I got my shot, technically. It’s fine. But I think about that man every time I feel the urge to photograph something instead of seeing it. That was the real souvenir.
10. The fridge magnet broke. The lesson didn’t.
My grandfather traveled constantly for work when I was a kid, and he always brought me back a fridge magnet from wherever he’d been. I had dozens. When he died, I inherited his collection too, hundreds of them in a shoebox.
I dropped the box moving apartments and half of them shattered. Cheap painted ceramic, most of them. I sat on the floor surrounded by broken magnets and cried, not for the magnets but because it felt like losing him again.
Then I found one that wasn’t a magnet — a folded note he’d written me from a trip when I was eight. It just said he’d seen something beautiful and wished I was there to see it too, and that one day he’d take me.
He never did. But that note told me the magnets were never the point. He was bringing me the world the only way he could, and trying to say he wished I was in it with him. The magnets broke. I finally understood what they’d always meant.
11. I went to learn to surf. I came back knowing how to be alone.

I booked a solo surf trip after a brutal breakup, mostly to prove to myself I could do something alone. I figured I’d come back with a tan and maybe a board.
I was a disaster at surfing. Genuinely bad. But there was this rhythm to the days — paddle out, fall off, paddle back, eat alone, watch the sunset alone — that slowly stopped feeling lonely and started feeling peaceful. About a week in, I realized I was enjoying my own company for the first time in I don’t know how long.

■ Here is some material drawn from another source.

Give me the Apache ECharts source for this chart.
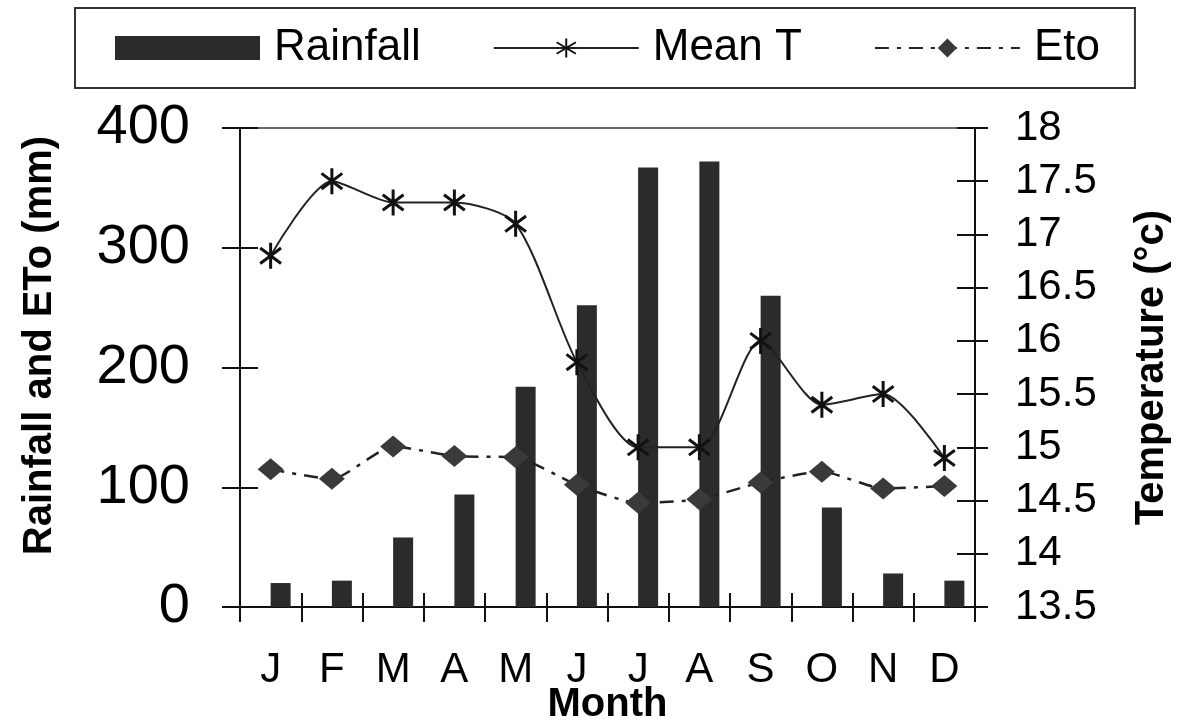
<!DOCTYPE html>
<html><head><meta charset="utf-8">
<script src="https://cdn.jsdelivr.net/npm/echarts@6/dist/echarts.min.js"></script>
<style>html,body{margin:0;padding:0;background:#fff}#c{width:1177px;height:725px}</style>
</head><body><div id="c"></div>
<script>
const months = ['J','F','M','A','M','J','J','A','S','O','N','D'];
const rainfall = [20,22,58,94,184,252,367,372,260,83,28,22];
const meanT = [16.8,17.5,17.3,17.3,17.1,15.8,15.0,15.0,16.0,15.4,15.5,14.9];
const eto = [115,107,134,126,125,102,87,90,104,113,99,101];
const leftScale = {min:0, max:400, interval:100};
const rightScale = {min:13.5, max:18, interval:0.5};

const FONT = 'Arial, "Liberation Sans", sans-serif';
const INK = '#111';
const chart = echarts.init(document.getElementById('c'), null, {renderer:'canvas'});
const asterisk = 'path://M10,0L10,20M2,4L18,16M2,16L18,4';

chart.setOption({
  animation:false,
  backgroundColor:'#fff',
  grid:{left:240, right:202, top:128, bottom:118, containLabel:false, outerBoundsMode:'none'},
  legend:{
    left:75, top:8,
    padding:[18,35,18,40],
    borderColor:'#333', borderWidth:2,
    itemWidth:145, itemHeight:24, itemGap:72,
    textStyle:{fontFamily:FONT, fontSize:44, color:'#000', padding:[0,0,0,9]},
    data:[{name:'Rainfall', icon:'rect'}, 'Mean T', 'Eto']
  },
  xAxis:[
    {type:'category', data:months, position:'bottom',
     name:'Month', nameLocation:'middle', nameGap:78, nameMoveOverlap:false,
     nameTextStyle:{fontFamily:FONT, fontSize:40, fontWeight:'bold', color:'#000'},
     axisLine:{lineStyle:{color:INK, width:2}},
     axisTick:{show:true, length:15, lineStyle:{color:INK, width:2}},
     axisLabel:{fontFamily:FONT, fontSize:42, color:'#000', margin:42},
     splitLine:{show:false}},
    {type:'category', data:months, position:'bottom',
     axisLine:{show:false},
     axisTick:{show:true, inside:true, length:14, lineStyle:{color:INK, width:2}},
     axisLabel:{show:false}, splitLine:{show:false}},
    {type:'category', data:months, position:'top',
     axisLine:{show:true, lineStyle:{color:'#666', width:2}},
     axisTick:{show:false}, axisLabel:{show:false}, splitLine:{show:false}}
  ],
  yAxis:[
    {type:'value', position:'left', min:leftScale.min, max:leftScale.max, interval:leftScale.interval,
     name:'Rainfall and ETo (mm)', nameLocation:'middle', nameGap:180, nameRotate:90,
     nameTextStyle:{fontFamily:FONT, fontSize:40, fontWeight:'bold', color:'#000', padding:[0,0,0,44]},
     axisLine:{show:true, lineStyle:{color:INK, width:2}},
     axisTick:{show:true, length:18, lineStyle:{color:INK, width:2}},
     axisLabel:{fontFamily:FONT, fontSize:56, color:'#000', margin:50},
     splitLine:{show:false}},
    {type:'value', position:'right', min:rightScale.min, max:rightScale.max, interval:rightScale.interval,
     name:'Temperature (°c)', nameLocation:'middle', nameGap:157, nameRotate:90,
     nameTextStyle:{fontFamily:FONT, fontSize:40, fontWeight:'bold', color:'#000'},
     axisLine:{show:true, lineStyle:{color:INK, width:2}},
     axisTick:{show:true, length:13, lineStyle:{color:INK, width:2}},
     axisLabel:{fontFamily:FONT, fontSize:42, color:'#000', margin:40},
     splitLine:{show:false}},
    {type:'value', position:'left', min:leftScale.min, max:leftScale.max, interval:leftScale.interval,
     axisLine:{show:false}, axisTick:{show:true, inside:true, length:18, lineStyle:{color:INK, width:2}},
     axisLabel:{show:false}, splitLine:{show:false}},
    {type:'value', position:'right', min:rightScale.min, max:rightScale.max, interval:rightScale.interval,
     axisLine:{show:false}, axisTick:{show:true, inside:true, length:18, lineStyle:{color:INK, width:2}},
     axisLabel:{show:false}, splitLine:{show:false}}
  ],
  series:[
    {name:'_pad', type:'bar', xAxisIndex:0, yAxisIndex:0, barWidth:20, barGap:'0%',
     data:months.map(()=>null), silent:true},
    {name:'Rainfall', type:'bar', xAxisIndex:0, yAxisIndex:0, barWidth:20, barGap:'0%',
     itemStyle:{color:'#2b2b2b'}, data:rainfall},
    {name:'Eto', type:'line', xAxisIndex:0, yAxisIndex:0, smooth:0.2,
     symbol:'diamond', symbolSize:[26,22],
     itemStyle:{color:'#3a3a3a'},
     lineStyle:{color:'#222', width:2.5, type:[14,8,4,8]},
     data:eto},
    {name:'Mean T', type:'line', xAxisIndex:0, yAxisIndex:1, smooth:0.25,
     symbol:asterisk, symbolSize:26, symbolKeepAspect:true,
     itemStyle:{color:'#111', borderColor:'#111', borderWidth:3},
     lineStyle:{color:'#222', width:2},
     data:meanT}
  ]
});
</script></body></html>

I didn’t even buy the board. Rented one the whole time.
What I brought home was the discovery that I was actually fine on my own. That I didn’t need someone else in the room to feel okay. Best souvenir of my life and it didn’t cost a thing past the plane ticket.
12. The market vendor wouldn’t sell me the bracelet. He gave me something better.
I was in a market and saw this handmade bracelet I loved. I tried to buy it from the old man at the stall and he kept shaking his head and pointing at his chest. I thought he was negotiating. I kept raising my offer. He kept refusing.
Finally a younger woman nearby translated. The bracelet wasn’t for sale — it was the one his late wife had made, and he kept it on the table because looking at it got him through the day. He’d just wanted to tell me the story of her.
I sat with him for nearly an hour while she translated. He told me how they met, how she made jewelry, how he still set out her work every morning.
I left without buying anything. But I carry that man’s love story around with me. I’ve told it to dozens of people. A bracelet I’d have lost in a drawer; his wife’s story I’ll never lose.
13. I planned to bring back wine. I brought back my marriage.
My husband and I were in a bad place. We’d booked a trip to a wine region months earlier, before things got rough, and we almost cancelled. We went mostly because it was nonrefundable. The plan, what little we had, was to ship some good bottles home.
Something happened out there. Away from the house, the bills, the routine that had worn us down to roommates. We got a little lost driving between vineyards and ended up laughing about it for the first time in months. We talked, really talked, at a dinner that ran four hours.
By the end of the trip it felt like we’d remembered who we were to each other.
We never shipped the wine. Forgot all about it, honestly. But we just celebrated our twelfth anniversary, and we both point to that trip as the thing that saved us. The best thing we brought home wasn’t in a crate. It was us.
The magnet on the fridge collects dust. The shot glass goes in a drawer. But the recipe from a stranger, the morning ritual you can’t stop doing, the friend you made in a hostel, the way a song found you when you needed it most — those move in and never leave.
So the next time you’re standing in an airport gift shop, it’s worth remembering: the thing you’ll still have in twenty years probably won’t fit in your carry-on. It already happened to you somewhere along the way, and you didn’t have to buy it at all.